This is the third title Tom Parker Bowles has done for Fortnum and Mason, and I had resolved to resist it. Then I saw a copy and that was that. A person can leave the drinks industry but it seems like the desire to know more about drinks never leaves you.
For most of my adult life tea was my hot drink of choice, then a couple of years ago a really good coffee roastery set up locally and I realised that I did like coffee - when it's made from freshly ground beans that have distinctive flavour profiles, and filtered (with water that's just gone off the boil). If that sounds fussy I'm comfortable with it, I like a drink that comes with a certain amount of ritual about it, it's a luxury and deserves the effort.
All this means that I drink less tea than I used to, but my approach to it is the same in terms of the trouble to make it - be it with a Yorkshire tea bag, or some carefully selected leaf tea. Despite years of tea drinking and a good deal of enthusiastic buying of different sorts of tea over the years though I'm not very knowledgeable about it, so 'Time For Tea' is a useful addition to my drinks library.
Not that there's any particular shortage of books on the subject, but this one suits me despite, or maybe because, it's very much an advert for Fortnum's and their products. I like Fortnum & Mason, I always have ever since my first visit as a wide eyed schoolgirl. It's the unashamed luxury image of the shop that gives even it's most mundane products a little glamour. A lot of the prices are eyewatering but it's always been fun to buy a bit of patisserie to take home, or a spice that you cannot find on a supermarket shelf (and comes in a pretty tin), to enjoy the packaging, and to consider that so many things we take for granted really aren't mundane at all.
I also like Tom Parker Bowles food writing. He's informative and engaging which makes this an attractive book to dip in and out of, coming back with some new piece of information each time. The recipes are good as well, and it feels like there are more than 50 of them (which is what it says in amazon and Waterstones website) probably because they cover such a variety of things. These cover the range from things that use tea as an ingredient to things that go with tea. There's plenty of food and tea matching (right up my street) and a few cocktails that involve tea (something I'd actually been looking for, so that's handy).
As with the other Fortnum's cook books there are things so elaborate that I have no intention of ever making them - but which I like reading about - and plenty of classics that I'm very likely to make.

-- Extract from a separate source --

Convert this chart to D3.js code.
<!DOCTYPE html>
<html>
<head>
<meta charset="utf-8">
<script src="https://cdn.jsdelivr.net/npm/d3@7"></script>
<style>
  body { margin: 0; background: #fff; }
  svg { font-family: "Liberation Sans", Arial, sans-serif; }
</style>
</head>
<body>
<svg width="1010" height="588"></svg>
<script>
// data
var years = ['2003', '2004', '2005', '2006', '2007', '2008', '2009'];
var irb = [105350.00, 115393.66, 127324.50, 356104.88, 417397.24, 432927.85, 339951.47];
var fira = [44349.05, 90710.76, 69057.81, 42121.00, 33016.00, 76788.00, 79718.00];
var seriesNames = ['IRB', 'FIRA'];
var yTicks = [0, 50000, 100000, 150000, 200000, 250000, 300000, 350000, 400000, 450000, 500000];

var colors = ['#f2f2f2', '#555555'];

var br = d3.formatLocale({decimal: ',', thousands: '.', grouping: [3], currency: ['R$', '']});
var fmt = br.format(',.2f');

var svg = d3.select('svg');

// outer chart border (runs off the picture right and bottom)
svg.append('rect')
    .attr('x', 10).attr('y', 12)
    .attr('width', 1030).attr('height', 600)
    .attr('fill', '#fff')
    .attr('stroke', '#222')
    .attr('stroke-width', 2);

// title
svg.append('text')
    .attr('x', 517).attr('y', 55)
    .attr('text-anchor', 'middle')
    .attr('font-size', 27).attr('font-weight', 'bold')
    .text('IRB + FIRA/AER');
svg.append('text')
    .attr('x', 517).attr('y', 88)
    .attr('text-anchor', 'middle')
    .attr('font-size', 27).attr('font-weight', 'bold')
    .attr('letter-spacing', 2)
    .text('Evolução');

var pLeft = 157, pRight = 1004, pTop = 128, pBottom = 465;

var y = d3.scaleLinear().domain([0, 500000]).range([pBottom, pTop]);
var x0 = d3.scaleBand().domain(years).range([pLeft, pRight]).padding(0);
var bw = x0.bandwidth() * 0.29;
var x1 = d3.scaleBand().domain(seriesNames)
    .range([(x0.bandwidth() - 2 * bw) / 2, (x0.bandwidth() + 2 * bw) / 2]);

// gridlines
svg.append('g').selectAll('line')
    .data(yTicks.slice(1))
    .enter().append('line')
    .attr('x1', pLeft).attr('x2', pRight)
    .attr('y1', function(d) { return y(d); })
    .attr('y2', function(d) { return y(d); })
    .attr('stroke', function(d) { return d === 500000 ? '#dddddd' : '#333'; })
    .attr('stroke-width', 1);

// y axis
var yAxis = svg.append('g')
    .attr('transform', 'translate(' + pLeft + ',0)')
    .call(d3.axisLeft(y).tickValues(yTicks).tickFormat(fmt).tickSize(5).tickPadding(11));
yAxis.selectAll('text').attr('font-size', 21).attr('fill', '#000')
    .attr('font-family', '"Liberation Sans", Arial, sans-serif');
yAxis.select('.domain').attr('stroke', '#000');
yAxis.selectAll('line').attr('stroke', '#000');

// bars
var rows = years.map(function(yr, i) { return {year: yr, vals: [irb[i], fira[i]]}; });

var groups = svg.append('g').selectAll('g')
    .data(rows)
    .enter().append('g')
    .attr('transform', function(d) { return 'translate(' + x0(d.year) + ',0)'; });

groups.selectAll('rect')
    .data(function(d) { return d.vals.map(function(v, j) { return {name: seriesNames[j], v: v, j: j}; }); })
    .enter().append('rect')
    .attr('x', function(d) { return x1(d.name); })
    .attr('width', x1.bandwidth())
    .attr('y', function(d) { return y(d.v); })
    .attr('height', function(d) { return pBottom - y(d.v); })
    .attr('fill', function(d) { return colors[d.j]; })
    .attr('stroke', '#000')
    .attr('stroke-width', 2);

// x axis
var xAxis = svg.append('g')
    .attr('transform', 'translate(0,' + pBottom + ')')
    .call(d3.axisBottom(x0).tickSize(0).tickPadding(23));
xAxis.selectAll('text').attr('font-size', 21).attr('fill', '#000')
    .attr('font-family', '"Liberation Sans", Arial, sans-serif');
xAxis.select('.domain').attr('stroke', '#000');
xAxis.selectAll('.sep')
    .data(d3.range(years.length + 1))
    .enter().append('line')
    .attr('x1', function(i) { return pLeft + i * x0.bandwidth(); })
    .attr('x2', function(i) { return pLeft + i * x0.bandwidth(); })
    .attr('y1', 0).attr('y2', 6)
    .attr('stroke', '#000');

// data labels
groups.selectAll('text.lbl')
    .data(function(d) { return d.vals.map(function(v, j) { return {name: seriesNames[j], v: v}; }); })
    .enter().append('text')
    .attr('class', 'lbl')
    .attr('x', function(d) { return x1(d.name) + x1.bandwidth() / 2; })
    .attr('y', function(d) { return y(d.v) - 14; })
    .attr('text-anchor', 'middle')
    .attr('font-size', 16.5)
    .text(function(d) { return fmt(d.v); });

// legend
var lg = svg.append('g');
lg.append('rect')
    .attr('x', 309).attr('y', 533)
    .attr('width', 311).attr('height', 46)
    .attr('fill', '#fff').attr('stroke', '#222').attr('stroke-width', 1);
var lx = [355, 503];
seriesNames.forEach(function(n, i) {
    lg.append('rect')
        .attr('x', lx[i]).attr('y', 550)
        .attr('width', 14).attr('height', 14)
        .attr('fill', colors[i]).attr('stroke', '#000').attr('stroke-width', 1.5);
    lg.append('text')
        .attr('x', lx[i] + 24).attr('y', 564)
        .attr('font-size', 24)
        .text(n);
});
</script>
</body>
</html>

There's also a good mix of sweet and savory (it's not all scones and biscuits) as well as recipes that will take you all the way through the day.

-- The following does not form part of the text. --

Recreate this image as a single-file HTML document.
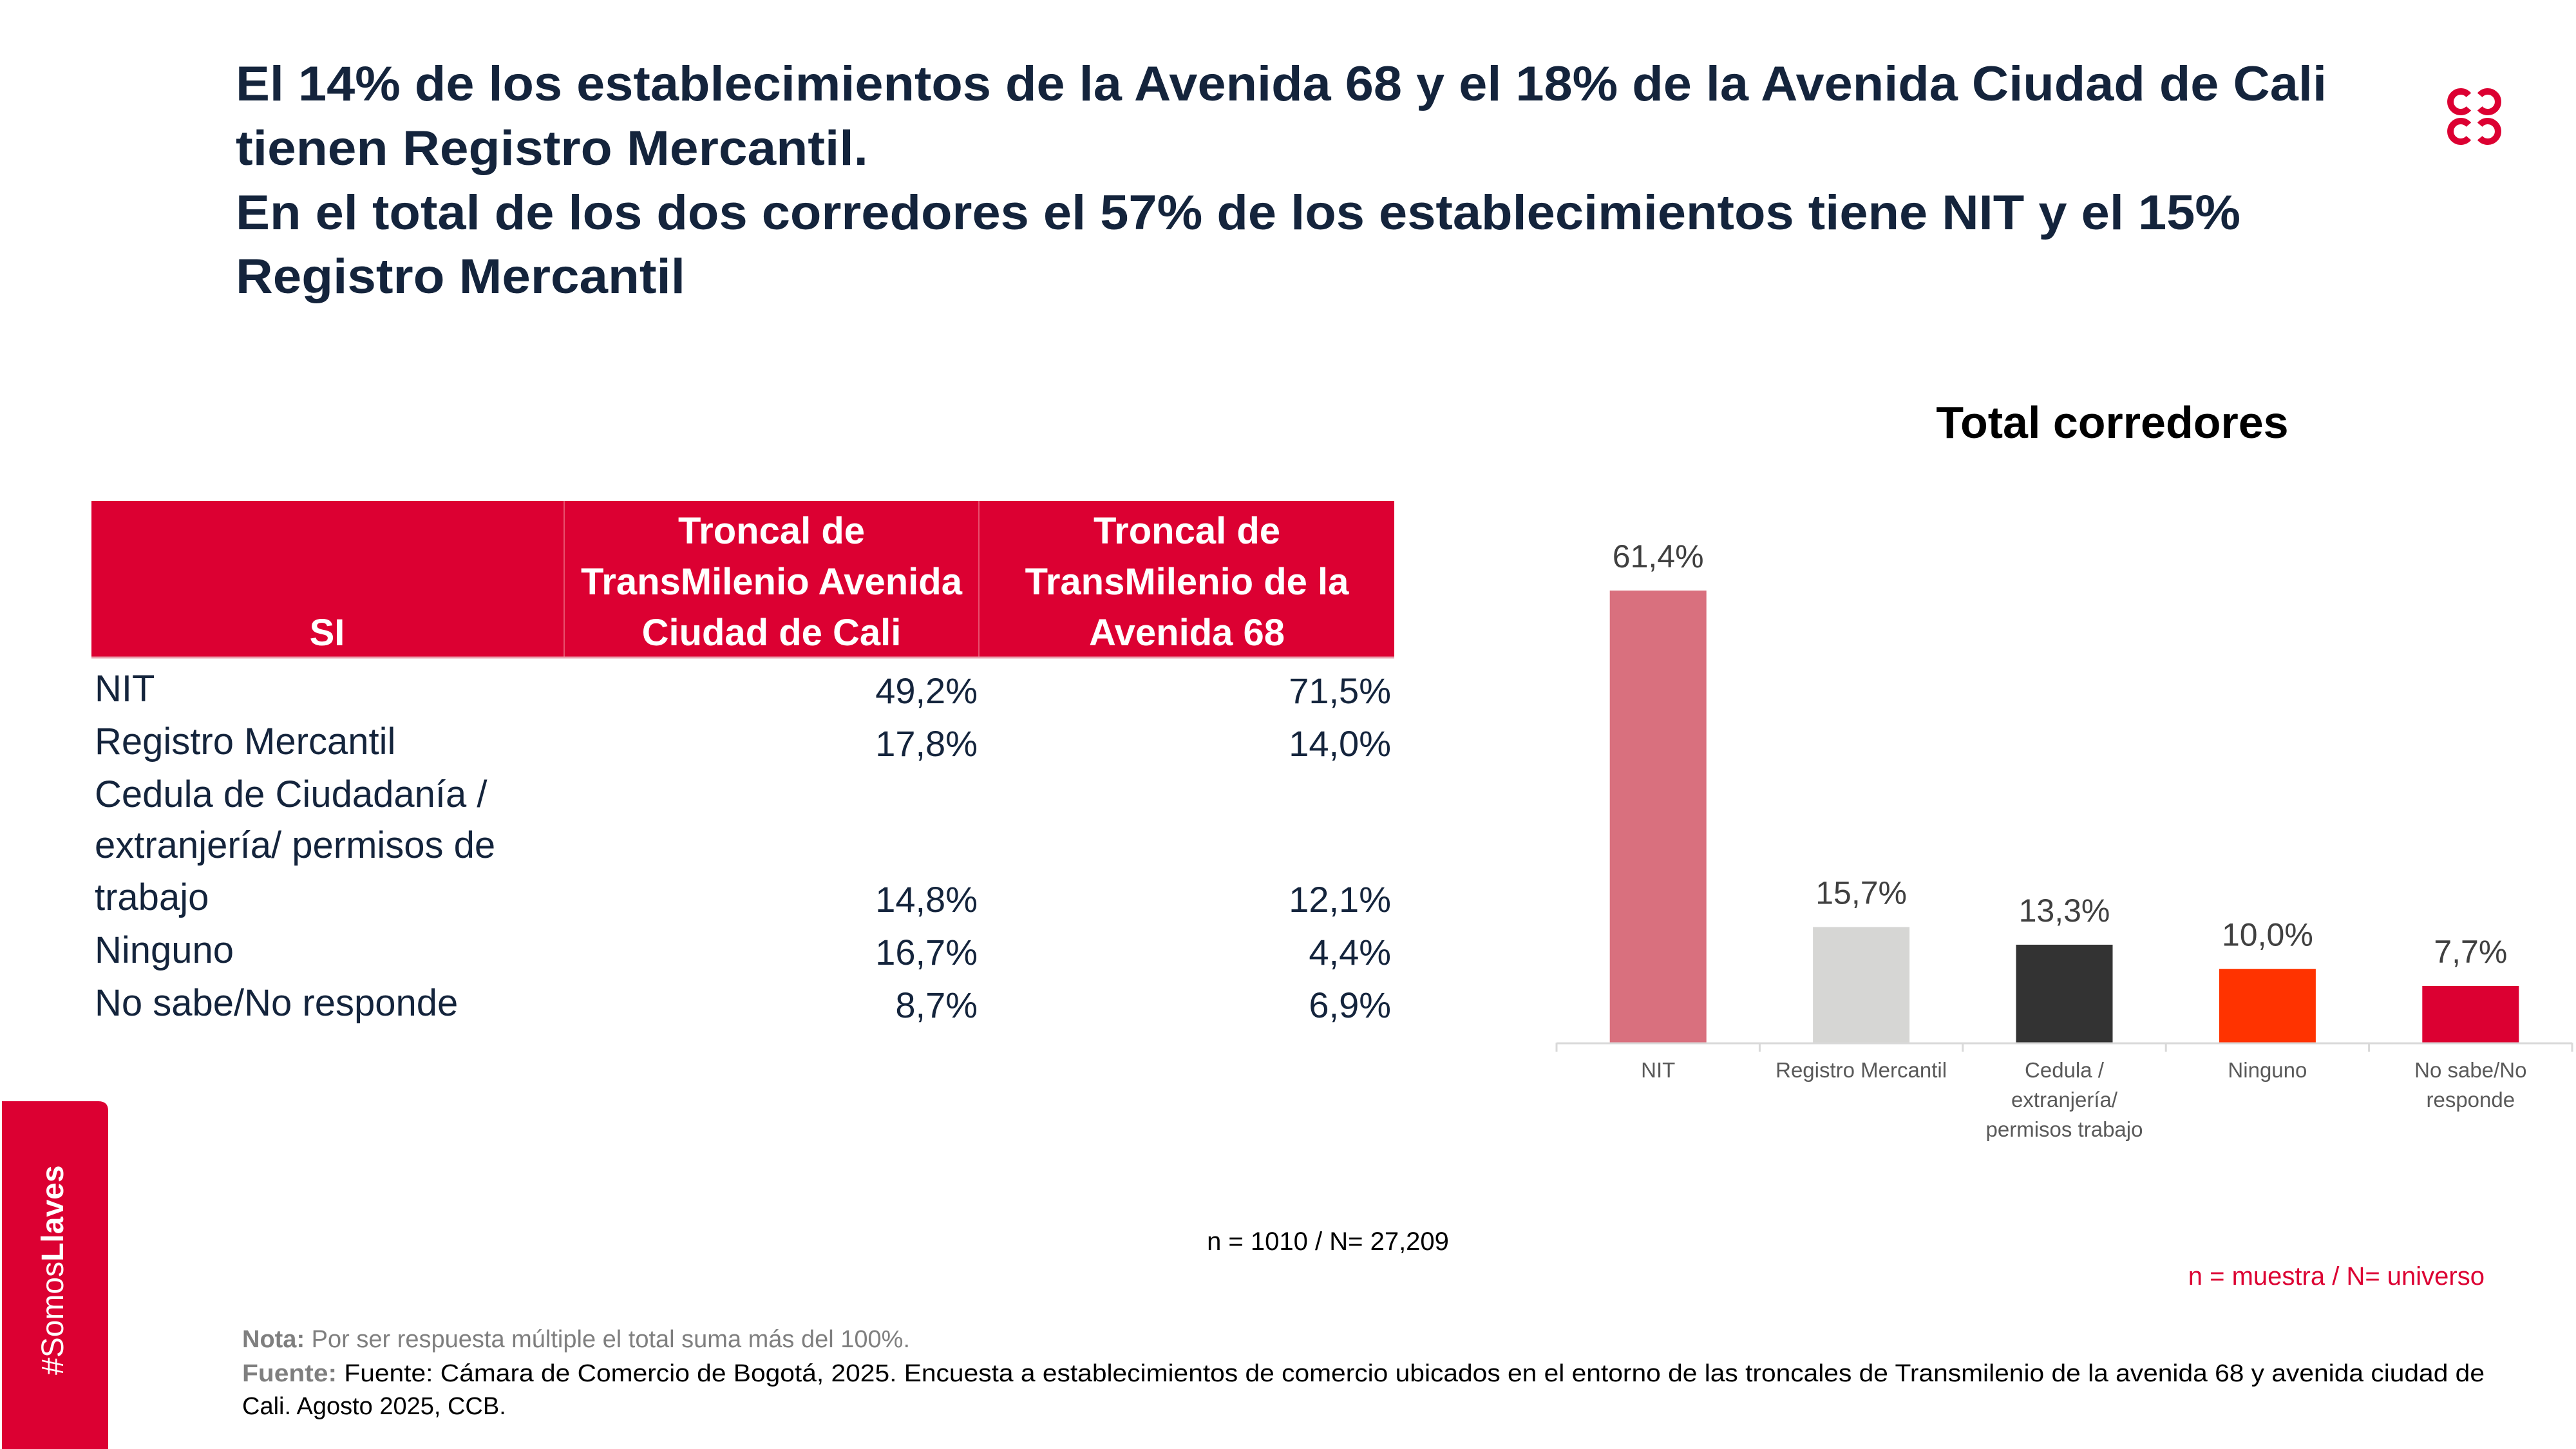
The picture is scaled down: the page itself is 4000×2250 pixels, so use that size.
<!DOCTYPE html>
<html><head><meta charset="utf-8"><style>
html,body{margin:0;padding:0;background:#fff}
svg{display:block;font-family:"Liberation Sans",sans-serif}
</style></head><body>
<svg id="page" width="4000" height="2250" viewBox="0 0 4000 2250" xmlns="http://www.w3.org/2000/svg">
<rect width="4000" height="2250" fill="#fff"/>
<g fill="#14243c" font-weight="bold" font-size="76">
<text x="366" y="156" textLength="3247" lengthAdjust="spacingAndGlyphs">El 14% de los establecimientos de la Avenida 68 y el 18% de la Avenida Ciudad de Cali</text>
<text x="366" y="256" textLength="982" lengthAdjust="spacingAndGlyphs">tienen Registro Mercantil.</text>
<text x="366" y="356" textLength="3113" lengthAdjust="spacingAndGlyphs">En el total de los dos corredores el 57% de los establecimientos tiene NIT y el 15%</text>
<text x="366" y="455" textLength="698" lengthAdjust="spacingAndGlyphs">Registro Mercantil</text>
</g>
<g fill="none" stroke="#dc0032" stroke-width="10">
<path d="M3833.3 147.7 A16 16 0 1 0 3833.3 168.3"/>
<path d="M3850.7 147.7 A16 16 0 1 1 3850.7 168.3"/>
<path d="M3833.3 193.7 A16 16 0 1 0 3833.3 214.3"/>
<path d="M3850.7 193.7 A16 16 0 1 1 3850.7 214.3"/>
</g>
<g>
<path d="M3 1710 H153 Q168 1710 168 1725 V2250 H3 Z" fill="#dc0032"/>
<text transform="translate(98,2135) rotate(-90)" fill="#fff" font-size="48">#Somos<tspan font-weight="bold">Llaves</tspan></text>
</g>
<g>
<rect x="142" y="778" width="2023" height="242" fill="#dc0032"/>
<line x1="876" y1="778" x2="876" y2="1020" stroke="#e8506e" stroke-width="2"/>
<line x1="1520" y1="778" x2="1520" y2="1020" stroke="#e8506e" stroke-width="2"/>
<line x1="142" y1="1021" x2="2165" y2="1021" stroke="#e9a0ae" stroke-width="3"/>
<g fill="#fff" font-weight="bold" font-size="58" text-anchor="middle">
<text x="508" y="1002">SI</text>
<text x="1198" y="844">Troncal de</text>
<text x="1198" y="923">TransMilenio Avenida</text>
<text x="1198" y="1002">Ciudad de Cali</text>
<text x="1843" y="844">Troncal de</text>
<text x="1843" y="923">TransMilenio de la</text>
<text x="1843" y="1002">Avenida 68</text>
</g>
<g fill="#14243c" font-size="58">
<text x="147" y="1089">NIT</text>
<text x="147" y="1171">Registro Mercantil</text>
<text x="147" y="1253">Cedula de Ciudadanía /</text>
<text x="147" y="1332">extranjería/ permisos de</text>
<text x="147" y="1413">trabajo</text>
<text x="147" y="1495">Ninguno</text>
<text x="147" y="1577">No sabe/No responde</text>
</g>
<g fill="#14243c" font-size="56" text-anchor="end">
<text x="1518" y="1092">49,2%</text><text x="2160" y="1092">71,5%</text>
<text x="1518" y="1174">17,8%</text><text x="2160" y="1174">14,0%</text>
<text x="1518" y="1416">14,8%</text><text x="2160" y="1416">12,1%</text>
<text x="1518" y="1498">16,7%</text><text x="2160" y="1498">4,4%</text>
<text x="1518" y="1580">8,7%</text><text x="2160" y="1580">6,9%</text>
</g>
</g>
<text x="3280" y="680" text-anchor="middle" font-size="70" font-weight="bold" fill="#000">Total corredores</text>
<g id="chart"></g>
<text x="2062" y="1941" text-anchor="middle" font-size="40" fill="#000">n = 1010 / N= 27,209</text>
<text x="3858" y="1995" text-anchor="end" font-size="40" fill="#dc0032">n = muestra / N= universo</text>
<text x="376" y="2092" font-size="38" fill="#7f7f7f"><tspan font-weight="bold">Nota:</tspan> Por ser respuesta múltiple el total suma  más del 100%.</text>
<text x="376" y="2145" font-size="38" fill="#000" textLength="3482" lengthAdjust="spacingAndGlyphs"><tspan font-weight="bold" fill="#7f7f7f">Fuente:</tspan> Fuente:  Cámara de Comercio de Bogotá, 2025. Encuesta a establecimientos de comercio ubicados en el entorno de las troncales de Transmilenio de la avenida 68 y avenida ciudad de</text>
<text x="376" y="2196" font-size="38" fill="#000">Cali. Agosto 2025, CCB.</text>
</svg>
<script>
const categories = [["NIT"], ["Registro Mercantil"], ["Cedula /", "extranjería/", "permisos trabajo"], ["Ninguno"], ["No sabe/No", "responde"]];
const values = [61.4, 15.7, 13.3, 10.0, 7.7];
const valueLabels = ["61,4%", "15,7%", "13,3%", "10,0%", "7,7%"];
const barColors = ["#d9707e", "#d6d6d4", "#333333", "#ff3300", "#dc0032"];

const NS = "http://www.w3.org/2000/svg";
const g = document.getElementById("chart");
const x0 = 2417, x1 = 3994, baseY = 1619, pxPerUnit = 702 / 61.4, barW = 150;
const slot = (x1 - x0) / categories.length;
const xCenter = i => x0 + slot * (i + 0.5);
const yScale = v => baseY - v * pxPerUnit;
function mk(tag, attrs) { const e = document.createElementNS(NS, tag); for (const k in attrs) e.setAttribute(k, attrs[k]); g.appendChild(e); return e; }
values.forEach((v, i) => {
  const r = mk("rect", {x: xCenter(i) - barW / 2, y: yScale(v), width: barW, height: baseY - yScale(v), fill: barColors[i]});
  
  
  const t = mk("text", {x: xCenter(i), y: yScale(v) - 36, "text-anchor": "middle", "font-size": 50, fill: "#404040"});
  t.textContent = valueLabels[i];
  
  
  categories[i].forEach((line, j) => {
    const c = mk("text", {x: xCenter(i), y: 1673 + j * 46, "text-anchor": "middle", "font-size": 33, fill: "#595959"});
    c.textContent = line;
    
    
  });
});
const ax = mk("line", {x1: x0, y1: baseY + 1, x2: x1, y2: baseY + 1, stroke: "#d9d9d9", "stroke-width": 3});


for (let i = 0; i <= categories.length; i++) {
  const tk = mk("line", {x1: x0 + slot * i, y1: baseY, x2: x0 + slot * i, y2: baseY + 14, stroke: "#d9d9d9", "stroke-width": 3});
  
  
}
</script>
</body></html>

In short you get everything - trivia, brewing tips, all sorts of tasting notes, recipes, and everything you could think of that relates to making a cup of tea (down to the merits of different sorts of cups). Browsing through the book gives me something of the same feeling that browsing in the shop does.

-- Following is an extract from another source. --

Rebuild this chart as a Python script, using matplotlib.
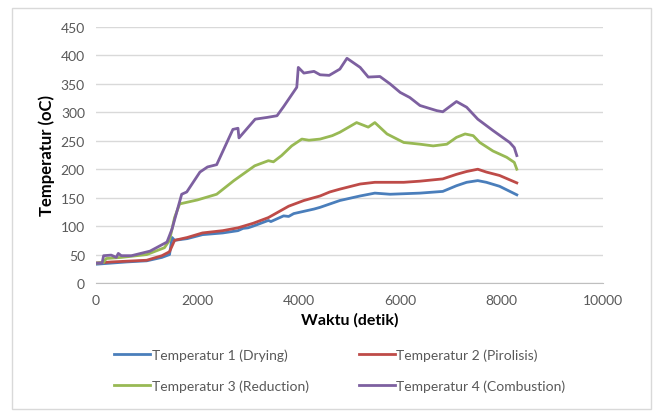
import matplotlib
matplotlib.use("Agg")
import matplotlib.pyplot as plt
from matplotlib.patches import Rectangle

plt.rcParams['font.family'] = ['Lato', 'DejaVu Sans']

# Time (s) and temperature (oC) readings
t1 = [0, 300, 600, 1000, 1300, 1450, 1500, 1550, 1800, 2100, 2500, 2800, 2900, 3000, 3100,
      3400, 3450, 3700, 3800, 3900, 4300, 4420, 4810, 5210, 5500, 5800, 6390, 6840, 7110,
      7310, 7530, 7700, 7960, 8300]
drying = [33, 35, 37, 39, 45, 50, 80, 75, 78, 85, 88, 92, 96, 97, 100,
          110, 108, 118, 117, 122, 130, 133, 145, 153, 158, 156, 158, 161, 171,
          177, 180, 177, 170, 155]

t2 = [0, 300, 1000, 1300, 1450, 1500, 1550, 1800, 2100, 2500, 2800, 3100, 3400, 3600, 3800,
      4100, 4420, 4610, 4810, 5210, 5500, 6070, 6390, 6840, 7110, 7310, 7530, 7700, 7960, 8300]
pirolisis = [35, 37, 40, 48, 55, 65, 75, 80, 88, 92, 97, 105, 115, 125, 135,
             145, 153, 160, 165, 174, 177, 177, 179, 183, 191, 196, 200, 195, 189, 176]

t3 = [0, 150, 200, 500, 1000, 1350, 1450, 1550, 1650, 2000, 2380, 2720, 3130, 3400, 3500,
      3660, 3860, 4060, 4200, 4420, 4660, 4810, 5140, 5370, 5500, 5740, 6070, 6390, 6650,
      6920, 7110, 7280, 7440, 7570, 7830, 8100, 8250, 8300]
reduction = [35, 36, 43, 45, 50, 62, 75, 115, 139, 146, 156, 180, 206, 215, 213,
             224, 241, 253, 251, 253, 259, 265, 282, 274, 282, 262, 247, 244, 241,
             244, 256, 262, 259, 247, 232, 221, 212, 200]

t4 = [0, 120, 150, 300, 400, 440, 500, 700, 1065, 1400, 1500, 1690, 1790, 2050, 2200, 2380,
      2700, 2800, 2820, 3140, 3370, 3570, 3700, 3960, 3990, 4100, 4300, 4420, 4600, 4810,
      4950, 5210, 5370, 5600, 5800, 6000, 6190, 6390, 6720, 6840, 7110, 7310, 7530, 7830,
      8160, 8250, 8300]
combustion = [35, 35, 48, 49, 45, 52, 48, 48, 56, 72, 95, 156, 160, 195, 204, 208,
              270, 272, 255, 288, 291, 294, 310, 344, 379, 369, 372, 366, 365, 376,
              395, 379, 362, 363, 350, 335, 326, 312, 303, 301, 319, 309, 288, 268,
              247, 238, 224]

series = [
    (t1, drying, 'Temperatur 1 (Drying)', '#4A7EBB'),
    (t2, pirolisis, 'Temperatur 2 (Pirolisis)', '#BE4B48'),
    (t3, reduction, 'Temperatur 3 (Reduction)', '#98B954'),
    (t4, combustion, 'Temperatur 4 (Combustion)', '#7D60A0'),
]

fig = plt.figure(figsize=(6.55, 4.14), dpi=100)
fig.patches.append(Rectangle((12/655, 1-410/414), 639/655, 401/414, transform=fig.transFigure,
                             fill=False, edgecolor='#d9d9d9', linewidth=1))
ax = fig.add_axes([96/655, 1-284/414, 507/655, 256/414])

for x, y, lab, c in series:
    ax.plot(x, y, color=c, lw=2, label=lab, solid_joinstyle='round')

ax.set_xlim(0, 10000)
ax.set_ylim(0, 450)
ax.set_xticks(range(0, 10001, 2000))
ax.set_yticks(range(0, 451, 50))
ax.grid(axis='y', color='#d9d9d9', lw=1)
ax.set_axisbelow(True)
for s in ['top', 'right', 'left']:
    ax.spines[s].set_visible(False)
ax.spines['bottom'].set_color('#bfbfbf')
ax.tick_params(length=0, labelsize=10, labelcolor='#595959', pad=8)
ax.set_xlabel('Waktu (detik)', fontsize=11.5, fontweight='bold', labelpad=4)
ax.set_ylabel('Temperatur (oC)', fontsize=12, fontweight='bold', labelpad=4)

handles, labels = ax.get_legend_handles_labels()
order = [0, 2, 1, 3]
fig.legend([handles[i] for i in order], [labels[i] for i in order], loc='center',
           bbox_to_anchor=(0.519, 1-371/414), ncol=2,
           frameon=False, fontsize=10, labelcolor='#595959', handlelength=2.6,
           handletextpad=0.1, columnspacing=3.6, labelspacing=1.35)

fig.savefig('out.png', dpi=100)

It's also worth noting that the introduction and bibliography acknowledge the murkier aspects of our relationship tea and it's colonial history (amongst other issues). I'm pleased to see this - it's not much more than a note in the introduction, but the suggestions for further reading are there for anyone who's interested in exploring more, and the acknowledgement itself matters. Our history is complicated, we shouldn't ignore that.